Finally, the article I began working on at the University of Washington has come out. This work began as a side project, but it ultimately led to journal publication. As often happens, you never know for sure which project will work.

To give you an overview of this work, I will start from far away. There are many neurons in our brains. According to the latest estimation, there are about 100 billion of them. This is about the same number of stars in our Milky Way Galaxy. How many neurons we have exactly is unknown, but our best guess is on this order of magnitude

Many physicist (and former physicists, like me!) compare the composition of the brain to the composition of a gas. There are indeed many molecules in a gas, and the particular behavior of one gas molecular is not that important. Rather, what matters is the many molecules’ speed, energy, density, and other characteristics. All these characteristics determine the gas’ temperature and pressure. While pressure does depend on the speed of the molecules as a whole, it does not depend on the speed of one molecule in particular.

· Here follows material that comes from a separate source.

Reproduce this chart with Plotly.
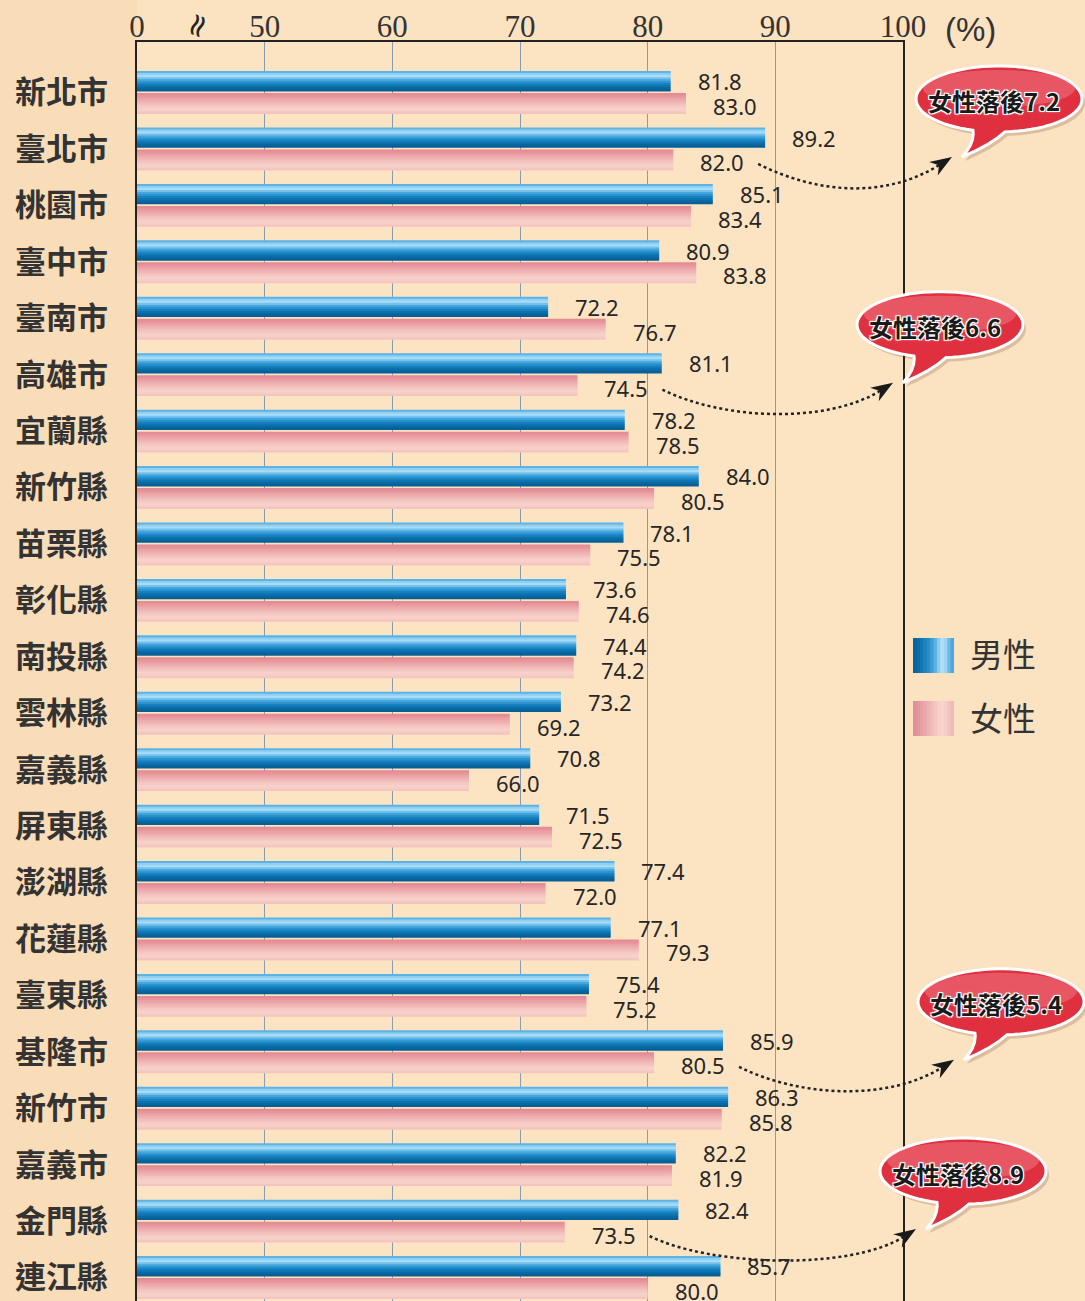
import math
import plotly.graph_objects as go

# ---------------- data ----------------
categories = ["新北市", "臺北市", "桃園市", "臺中市", "臺南市", "高雄市", "宜蘭縣",
              "新竹縣", "苗栗縣", "彰化縣", "南投縣", "雲林縣", "嘉義縣", "屏東縣",
              "澎湖縣", "花蓮縣", "臺東縣", "基隆市", "新竹市", "嘉義市", "金門縣", "連江縣"]
male = [81.8, 89.2, 85.1, 80.9, 72.2, 81.1, 78.2, 84.0, 78.1, 73.6, 74.4,
        73.2, 70.8, 71.5, 77.4, 77.1, 75.4, 85.9, 86.3, 82.2, 82.4, 85.7]
female = [83.0, 82.0, 83.4, 83.8, 76.7, 74.5, 78.5, 80.5, 75.5, 74.6, 74.2,
          69.2, 66.0, 72.5, 72.0, 79.3, 75.2, 80.5, 85.8, 81.9, 73.5, 80.0]
x_tickvals = [40, 50, 60, 70, 80, 90, 100]
x_ticktext = ["0", "50", "60", "70", "80", "90", "100"]
callout_rows = ["臺北市", "高雄市", "基隆市", "金門縣"]
series_names = ["男性", "女性"]

# ---------------- layout geometry ----------------
W, H = 1085, 1301
ML, MR, MT, MB = 137, 182, 42, 0
X0, X1 = 40, 100
Y_TOP, Y_BOT = -0.895, 21.416
PW, PH = W - ML - MR, H - MT - MB
bubble_cx = [999, 940, 1001, 963]   # layout: bubble centres (px)


def xpix(v):
    return ML + (v - X0) / (X1 - X0) * PW


def ypix(v):
    return MT + (v - Y_TOP) / (Y_BOT - Y_TOP) * PH


def paper(px, py):
    return ((px - ML) / PW, (H - MB - py) / PH)


def pt(px, py):
    x, y = paper(px, py)
    return f"{x:.5f},{y:.5f}"


male_cols = ["#5cb4e6", "#8fcff2", "#a9dcf6", "#73c2ed", "#45a6de",
             "#2a92cf", "#1781c0", "#0d73b0", "#0867a1", "#075f95"]
female_cols = ["#e48c94", "#e7959b", "#eaa0a4", "#edabad", "#f0b6b6",
               "#f3c0be", "#f5c9c4", "#f7d0c9", "#f7cec7", "#f4c4bf"]

pos = list(range(len(categories)))
fig = go.Figure()


def add_gradient_bars(values, cols, off0, off1, name):
    n = len(cols)
    w = (off1 - off0) / n
    for k, c in enumerate(cols):
        fig.add_trace(go.Bar(
            y=pos, x=values, orientation="h",
            offset=off0 + k * w, width=w * (1.4 if k < n - 1 else 1.0),
            marker=dict(color=c, line=dict(width=0)),
            name=name, showlegend=False,
            hoverinfo="x+name" if k == n // 2 else "skip",
        ))


add_gradient_bars(male, male_cols, -0.38, -0.02, series_names[0])
add_gradient_bars(female, female_cols, 0.01, 0.38, series_names[1])

annotations = []
# value labels
lab_font = dict(family="Noto Sans", size=22, color="#262626")
for i, (m, f) in enumerate(zip(male, female)):
    annotations.append(dict(x=m, y=i - 0.2, xref="x", yref="y", text=f"{m:.1f}",
                            showarrow=False, xanchor="left", yanchor="middle", xshift=25,
                            font=lab_font))
    annotations.append(dict(x=f, y=i + 0.24, xref="x", yref="y", text=f"{f:.1f}",
                            showarrow=False, xanchor="left", yanchor="middle", xshift=25,
                            font=lab_font))


def pann(px, py, text, font, xanchor="center", **kw):
    x, y = paper(px, py)
    d = dict(x=x, y=y, xref="paper", yref="paper", text=text, showarrow=False,
             xanchor=xanchor, yanchor="middle", font=font)
    d.update(kw)
    return d


# axis extras
annotations.append(pann(xpix(45) - 4, 25, "≈", dict(family="DejaVu Sans", size=32, color="#222"),
                        textangle=-70))
annotations.append(pann(970, 30, "(%)", dict(family="Liberation Sans", size=33, color="#333")))

shapes = []
# left label column tint
shapes.append(dict(type="rect", xref="paper", yref="paper", x0=-ML / PW, x1=0,
                   y0=-0.01, y1=(H - MB) / PH, fillcolor="#F9DCB8", line=dict(width=0), layer="below"))

# legend (custom gradient swatches)
leg_male = ["#0a64a0", "#0c6ca8", "#1176b2", "#1a82be", "#268fca", "#3a9dd6",
            "#5cb0e2", "#8ccbef", "#b2def6", "#a0d4f3", "#6cbae8", "#4aa8e0"]
leg_female = ["#e08f97", "#e3979d", "#e69fa3", "#e9a8aa", "#edb2b2", "#f0bcba",
              "#f3c6c1", "#f6cfc8", "#f8d5cc", "#f6cec7", "#f3c4be", "#efbab6"]
for cols, (ty, by_) in ((leg_male, (638, 673)), (leg_female, (701, 736))):
    n = len(cols)
    sx0, sx1 = 913, 954
    sw = (sx1 - sx0) / n
    for k, c in enumerate(cols):
        a0 = paper(sx0 + k * sw, by_)
        a1 = paper(sx0 + (k + 1) * sw + (0.6 if k < n - 1 else 0), ty)
        shapes.append(dict(type="rect", xref="paper", yref="paper", x0=a0[0], x1=a1[0],
                           y0=a0[1], y1=a1[1], fillcolor=c, line=dict(width=0)))
for name, cy in zip(series_names, (653, 717)):
    annotations.append(pann(968, cy, name, dict(family="Noto Sans CJK TC", size=33, color="#333"),
                            xanchor="left"))


# callout bubbles + dotted arrows
def bubble_path(cx, cy, rx=83, ry=33, dx=0, dy=0):
    cx += dx
    cy += dy
    thl = math.radians(108.3)
    thr = math.radians(85.9 + 360)
    pts = []
    steps = 72
    for s in range(steps + 1):
        th = thl + (thr - thl) * s / steps
        pts.append((cx + rx * math.cos(th), cy + ry * math.sin(th)))
    d = "M" + pt(*pts[0])
    for p in pts[1:]:
        d += " L" + pt(*p)
    tip = (cx - 37, cy + 58)
    lb = pts[0]
    d += " Q" + pt(cx - 8, cy + 46) + " " + pt(*tip)
    d += " Q" + pt(cx - 24, cy + 44) + " " + pt(*lb) + " Z"
    return d


for k, row in enumerate(callout_rows):
    i = categories.index(row)
    diff = male[i] - female[i]
    cx = bubble_cx[k]
    cy = ypix(i) - 50
    # shadow, body, gloss
    shapes.append(dict(type="path", xref="paper", yref="paper", path=bubble_path(cx, cy, dx=3, dy=4),
                       fillcolor="rgba(110,60,30,0.22)", line=dict(width=0)))
    shapes.append(dict(type="path", xref="paper", yref="paper", path=bubble_path(cx, cy),
                       fillcolor="#e0303f", line=dict(color="white", width=3)))
    g0 = paper(cx - 76, cy + 8)
    g1 = paper(cx + 76, cy - 29)
    shapes.append(dict(type="circle", xref="paper", yref="paper", x0=g0[0], x1=g1[0], y0=g0[1], y1=g1[1],
                       fillcolor="rgba(255,185,195,0.28)", line=dict(width=0)))
    annotations.append(pann(cx - 5, cy + 2, f"女性落後{diff:.1f}",
                            dict(family="Noto Sans CJK TC", size=24, color="#1a1a1a", weight="bold",
                                 shadow="1px 1px 0 #fff, -1px -1px 0 #fff, 1px -1px 0 #fff, -1px 1px 0 #fff, 0 0 3px #fff")))
    # dotted arrow
    S = (xpix(female[i]) + 85, ypix(i) + 15)
    Tt = (cx - 47, cy + 58)
    ux, uy = 55, -35
    ln = math.hypot(ux, uy)
    ux, uy = ux / ln, uy / ln
    Lh, Wh = 22, 8
    E = (Tt[0] - 0.6 * Lh * ux, Tt[1] - 0.6 * Lh * uy)
    c1 = (S[0] + 60, S[1] + 30)
    c2 = (E[0] - 55, E[1] + 35)
    shapes.append(dict(type="path", xref="paper", yref="paper",
                       path="M" + pt(*S) + " C" + pt(*c1) + " " + pt(*c2) + " " + pt(*E),
                       line=dict(color="#222", width=2.5, dash="dot")))
    Bk = (Tt[0] - Lh * ux, Tt[1] - Lh * uy)
    nx, ny = -uy, ux
    head = ("M" + pt(*Tt) + " L" + pt(Bk[0] + Wh * nx, Bk[1] + Wh * ny) +
            " L" + pt(Tt[0] - 0.7 * Lh * ux, Tt[1] - 0.7 * Lh * uy) +
            " L" + pt(Bk[0] - Wh * nx, Bk[1] - Wh * ny) + " Z")
    shapes.append(dict(type="path", xref="paper", yref="paper", path=head,
                       fillcolor="#1a1a1a", line=dict(width=0)))

fig.update_layout(
    width=W, height=H,
    margin=dict(l=ML, r=MR, t=MT, b=MB, pad=0),
    paper_bgcolor="#FBE2C0", plot_bgcolor="#FCE4C3",
    barmode="overlay", showlegend=False,
    annotations=annotations, shapes=shapes,
    xaxis=dict(range=[X0, X1], side="top", tickvals=x_tickvals, ticktext=x_ticktext,
               showgrid=True, gridcolor="#8a9bb2", gridwidth=1, zeroline=False,
               showline=True, linecolor="#222", linewidth=1.5,
               ticks="", ticklabelstandoff=-9,
               tickfont=dict(family="Liberation Serif", size=31, color="#333")),
    yaxis=dict(range=[Y_BOT, Y_TOP], tickvals=pos, ticktext=categories,
               showgrid=False, zeroline=False, showline=True, mirror=True,
               linecolor="#222", linewidth=1.5, ticks="outside", ticklen=0,
               ticklabelstandoff=21,
               tickfont=dict(family="Noto Sans CJK TC", size=31, color="#333", weight="bold")),
)

fig.write_html("out.html", config={"displayModeBar": False},
               post_script="document.body.style.margin='0';document.body.style.overflow='hidden';")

In neurobiology, we take a similar approach when describing neurons. This approach is called population modeling and it produces neural mass models. Like a gas, a large group of neurons is described by its average characteristics, such as the number of impulses the neurons generate. In this case, we do not have to look into behavior of a single cell. Instead, we describe the behavior of the whole ensemble. This approach saves substantial computational resources, simplifies the behavior of neurons, and makes our data easier to understand.

We used this approach to develop a novel population model based on human data. This model allows us to describe the behavior of epileptic seizures in the brain. Of course, real seizures can only take place in a whole brain. Still, we can learn plenty from slices of pathologic human brains. Using electric field recordings collected from slices of human hippocampus, we developed a mathematical model of epileptic seizures. In this model we argue that it is important to consider negative feedback when determining the reduction of neurons’ firing frequency. The more neural impulses are generated in the population, the stronger the negative feedback becomes.

On the level of a single neuron, this negative feedback is usually due to slow potassium currents flowing through the neuron’s membranes. It turned out that including this mechanism in the neural population model helped us describe epileptic seizures more precisely. For example, by increasing the amount of negative feedback adaptation, one could make the model’s neural population less excitable and less prone to seizures.

Of course, population models cannot give us all the answers and tell us how exactly the brain works. This is especially true because important computations take place on the level of neural impulses. These impulses are averaged in our models, meaning that their nuances are lost. These models nevertheless help us understand general principals. Ultimately, these simplified models will be incorporated into more complicated models that will produce more sophisticated data. Trying to incorporate all of the details from the start would make it impossible to see the whole picture. It is important to emphasize the crucial parts, which we did in our work by using a minimal model to explain a complex phenomenon like epilepsy. P. S. Thank you Melissa MacEwen for English corrections!